REQUIRED WORK:
Copy the lines below as they are; omit the images they contain.
◆ ◆ ◆ ◆ ◆ ◆ ◆
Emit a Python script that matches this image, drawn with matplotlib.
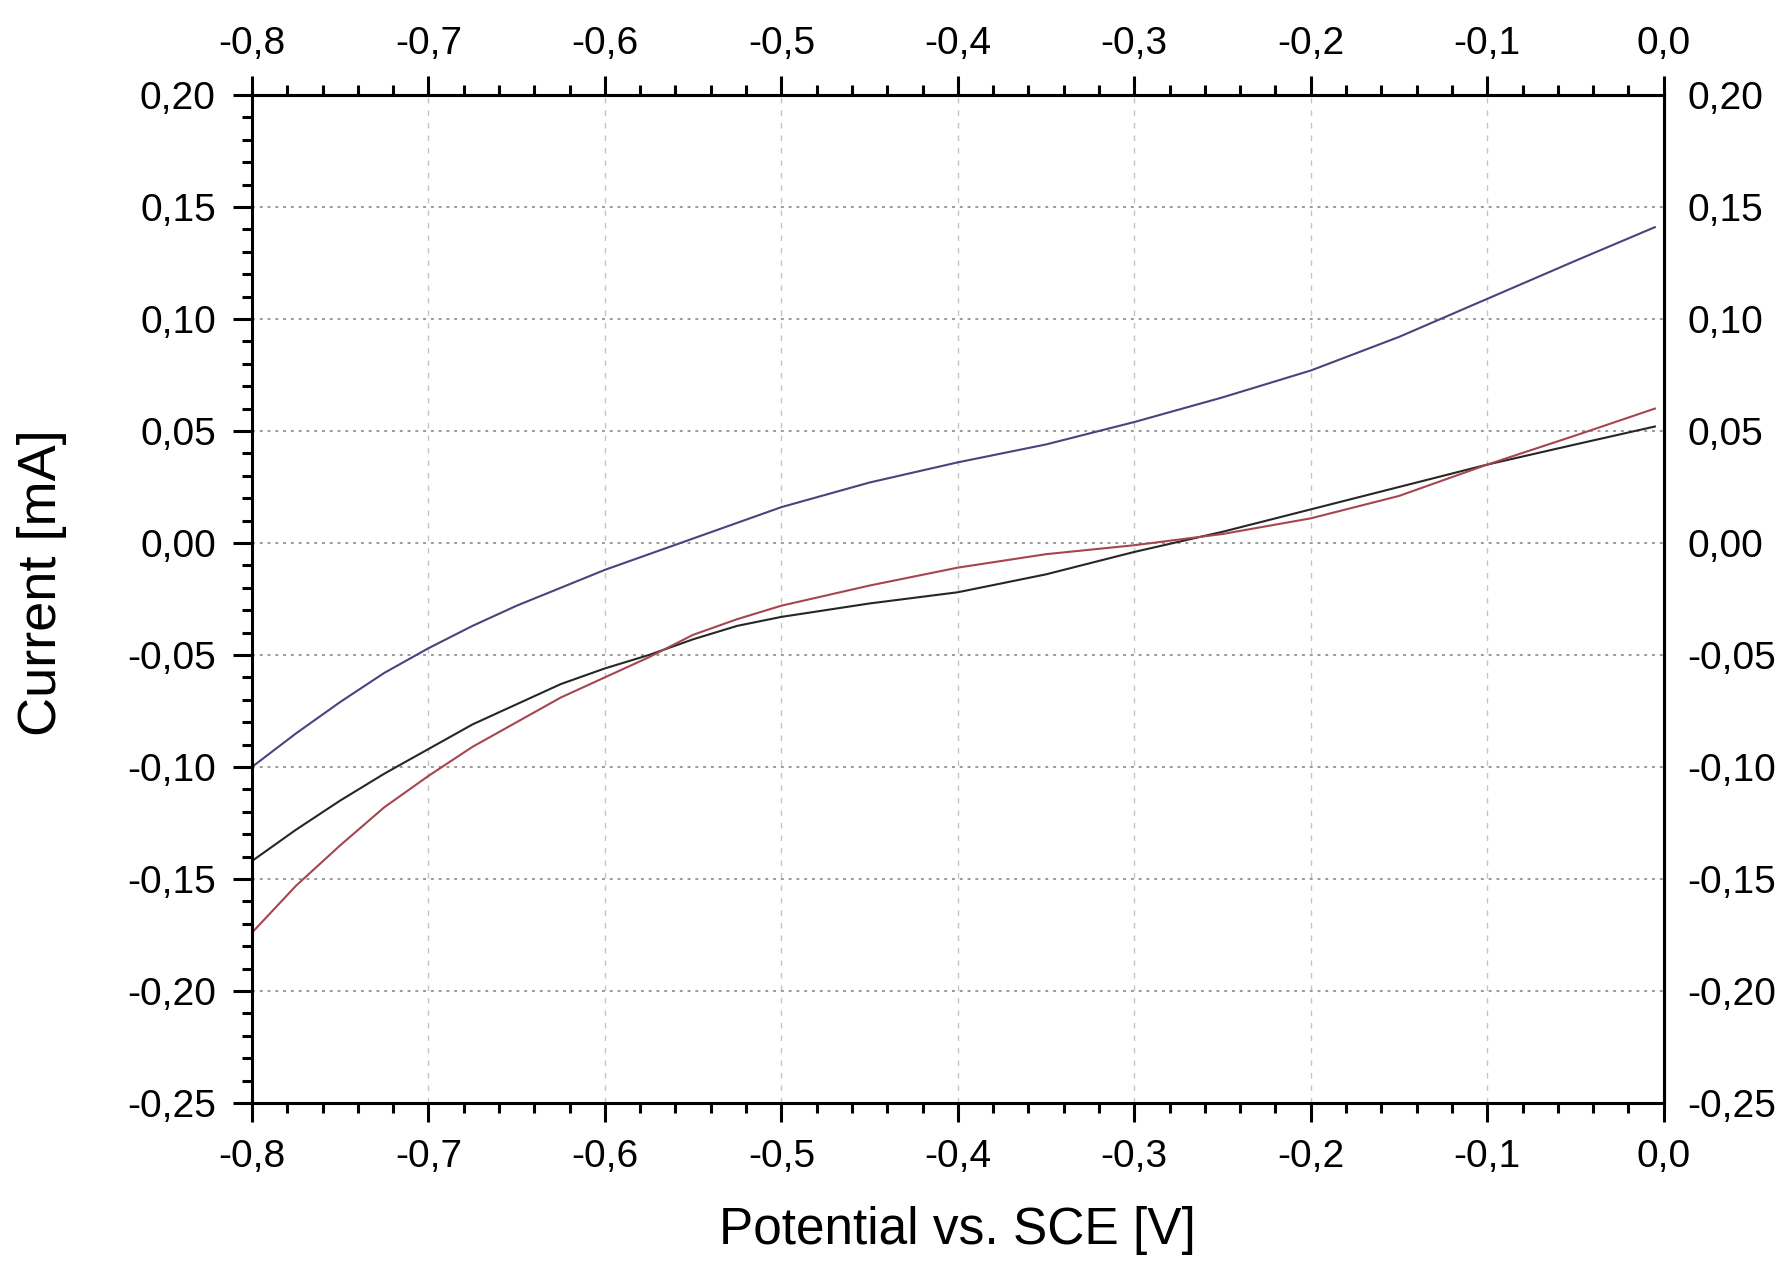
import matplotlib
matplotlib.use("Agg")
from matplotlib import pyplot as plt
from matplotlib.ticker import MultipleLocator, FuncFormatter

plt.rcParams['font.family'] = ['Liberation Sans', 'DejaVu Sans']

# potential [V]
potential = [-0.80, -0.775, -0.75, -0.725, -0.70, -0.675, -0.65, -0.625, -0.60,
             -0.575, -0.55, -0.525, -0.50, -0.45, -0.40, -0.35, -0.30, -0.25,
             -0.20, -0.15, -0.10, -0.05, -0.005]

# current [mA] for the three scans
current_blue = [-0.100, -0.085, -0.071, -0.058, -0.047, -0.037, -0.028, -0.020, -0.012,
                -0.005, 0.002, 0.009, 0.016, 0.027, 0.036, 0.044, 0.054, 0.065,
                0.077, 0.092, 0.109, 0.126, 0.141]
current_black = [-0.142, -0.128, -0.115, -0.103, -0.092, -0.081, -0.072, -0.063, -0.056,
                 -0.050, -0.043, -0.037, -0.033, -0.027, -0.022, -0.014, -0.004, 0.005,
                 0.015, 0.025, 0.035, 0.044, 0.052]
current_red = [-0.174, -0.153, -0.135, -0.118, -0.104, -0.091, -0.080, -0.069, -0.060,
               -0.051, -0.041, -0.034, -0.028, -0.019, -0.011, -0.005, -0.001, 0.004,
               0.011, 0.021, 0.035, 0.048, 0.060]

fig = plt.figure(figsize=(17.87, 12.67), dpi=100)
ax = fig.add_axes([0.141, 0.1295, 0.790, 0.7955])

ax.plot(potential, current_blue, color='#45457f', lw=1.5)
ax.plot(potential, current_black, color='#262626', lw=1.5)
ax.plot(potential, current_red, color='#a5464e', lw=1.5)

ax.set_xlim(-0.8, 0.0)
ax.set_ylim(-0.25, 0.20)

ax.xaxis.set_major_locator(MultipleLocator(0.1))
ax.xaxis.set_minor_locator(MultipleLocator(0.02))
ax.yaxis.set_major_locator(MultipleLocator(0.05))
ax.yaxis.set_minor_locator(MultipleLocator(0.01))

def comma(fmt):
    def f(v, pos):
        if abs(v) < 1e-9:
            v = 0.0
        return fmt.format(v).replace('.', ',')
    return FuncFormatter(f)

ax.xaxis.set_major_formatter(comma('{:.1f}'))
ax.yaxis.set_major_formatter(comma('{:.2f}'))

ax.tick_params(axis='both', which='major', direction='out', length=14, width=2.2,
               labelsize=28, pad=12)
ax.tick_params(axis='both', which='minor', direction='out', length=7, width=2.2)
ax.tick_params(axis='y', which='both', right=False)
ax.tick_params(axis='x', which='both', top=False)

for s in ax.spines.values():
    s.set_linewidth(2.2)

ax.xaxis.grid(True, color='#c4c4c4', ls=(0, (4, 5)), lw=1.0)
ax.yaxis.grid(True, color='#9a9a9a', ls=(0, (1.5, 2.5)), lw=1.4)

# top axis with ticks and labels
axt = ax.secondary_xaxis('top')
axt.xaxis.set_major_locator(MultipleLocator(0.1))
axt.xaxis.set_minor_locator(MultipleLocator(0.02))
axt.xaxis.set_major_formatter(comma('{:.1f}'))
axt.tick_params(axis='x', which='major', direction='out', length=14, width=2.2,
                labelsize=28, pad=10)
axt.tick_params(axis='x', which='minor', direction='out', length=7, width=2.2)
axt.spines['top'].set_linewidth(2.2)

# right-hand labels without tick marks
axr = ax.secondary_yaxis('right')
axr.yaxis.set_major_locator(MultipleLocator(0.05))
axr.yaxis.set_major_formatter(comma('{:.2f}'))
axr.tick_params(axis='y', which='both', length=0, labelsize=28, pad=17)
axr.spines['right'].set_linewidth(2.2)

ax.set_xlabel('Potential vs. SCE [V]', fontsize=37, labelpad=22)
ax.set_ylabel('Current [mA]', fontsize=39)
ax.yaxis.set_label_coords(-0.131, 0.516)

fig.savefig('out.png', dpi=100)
◆ ◆ ◆ ◆ ◆ ◆ ◆
COMPLETE OUTPUT:
Emit a Python script that matches this image, drawn with matplotlib.
import matplotlib
matplotlib.use("Agg")
from matplotlib import pyplot as plt
from matplotlib.ticker import MultipleLocator, FuncFormatter

plt.rcParams['font.family'] = ['Liberation Sans', 'DejaVu Sans']

# potential [V]
potential = [-0.80, -0.775, -0.75, -0.725, -0.70, -0.675, -0.65, -0.625, -0.60,
             -0.575, -0.55, -0.525, -0.50, -0.45, -0.40, -0.35, -0.30, -0.25,
             -0.20, -0.15, -0.10, -0.05, -0.005]

# current [mA] for the three scans
current_blue = [-0.100, -0.085, -0.071, -0.058, -0.047, -0.037, -0.028, -0.020, -0.012,
                -0.005, 0.002, 0.009, 0.016, 0.027, 0.036, 0.044, 0.054, 0.065,
                0.077, 0.092, 0.109, 0.126, 0.141]
current_black = [-0.142, -0.128, -0.115, -0.103, -0.092, -0.081, -0.072, -0.063, -0.056,
                 -0.050, -0.043, -0.037, -0.033, -0.027, -0.022, -0.014, -0.004, 0.005,
                 0.015, 0.025, 0.035, 0.044, 0.052]
current_red = [-0.174, -0.153, -0.135, -0.118, -0.104, -0.091, -0.080, -0.069, -0.060,
               -0.051, -0.041, -0.034, -0.028, -0.019, -0.011, -0.005, -0.001, 0.004,
               0.011, 0.021, 0.035, 0.048, 0.060]

fig = plt.figure(figsize=(17.87, 12.67), dpi=100)
ax = fig.add_axes([0.141, 0.1295, 0.790, 0.7955])

ax.plot(potential, current_blue, color='#45457f', lw=1.5)
ax.plot(potential, current_black, color='#262626', lw=1.5)
ax.plot(potential, current_red, color='#a5464e', lw=1.5)

ax.set_xlim(-0.8, 0.0)
ax.set_ylim(-0.25, 0.20)

ax.xaxis.set_major_locator(MultipleLocator(0.1))
ax.xaxis.set_minor_locator(MultipleLocator(0.02))
ax.yaxis.set_major_locator(MultipleLocator(0.05))
ax.yaxis.set_minor_locator(MultipleLocator(0.01))

def comma(fmt):
    def f(v, pos):
        if abs(v) < 1e-9:
            v = 0.0
        return fmt.format(v).replace('.', ',')
    return FuncFormatter(f)

ax.xaxis.set_major_formatter(comma('{:.1f}'))
ax.yaxis.set_major_formatter(comma('{:.2f}'))

ax.tick_params(axis='both', which='major', direction='out', length=14, width=2.2,
               labelsize=28, pad=12)
ax.tick_params(axis='both', which='minor', direction='out', length=7, width=2.2)
ax.tick_params(axis='y', which='both', right=False)
ax.tick_params(axis='x', which='both', top=False)

for s in ax.spines.values():
    s.set_linewidth(2.2)

ax.xaxis.grid(True, color='#c4c4c4', ls=(0, (4, 5)), lw=1.0)
ax.yaxis.grid(True, color='#9a9a9a', ls=(0, (1.5, 2.5)), lw=1.4)

# top axis with ticks and labels
axt = ax.secondary_xaxis('top')
axt.xaxis.set_major_locator(MultipleLocator(0.1))
axt.xaxis.set_minor_locator(MultipleLocator(0.02))
axt.xaxis.set_major_formatter(comma('{:.1f}'))
axt.tick_params(axis='x', which='major', direction='out', length=14, width=2.2,
                labelsize=28, pad=10)
axt.tick_params(axis='x', which='minor', direction='out', length=7, width=2.2)
axt.spines['top'].set_linewidth(2.2)

# right-hand labels without tick marks
axr = ax.secondary_yaxis('right')
axr.yaxis.set_major_locator(MultipleLocator(0.05))
axr.yaxis.set_major_formatter(comma('{:.2f}'))
axr.tick_params(axis='y', which='both', length=0, labelsize=28, pad=17)
axr.spines['right'].set_linewidth(2.2)

ax.set_xlabel('Potential vs. SCE [V]', fontsize=37, labelpad=22)
ax.set_ylabel('Current [mA]', fontsize=39)
ax.yaxis.set_label_coords(-0.131, 0.516)

fig.savefig('out.png', dpi=100)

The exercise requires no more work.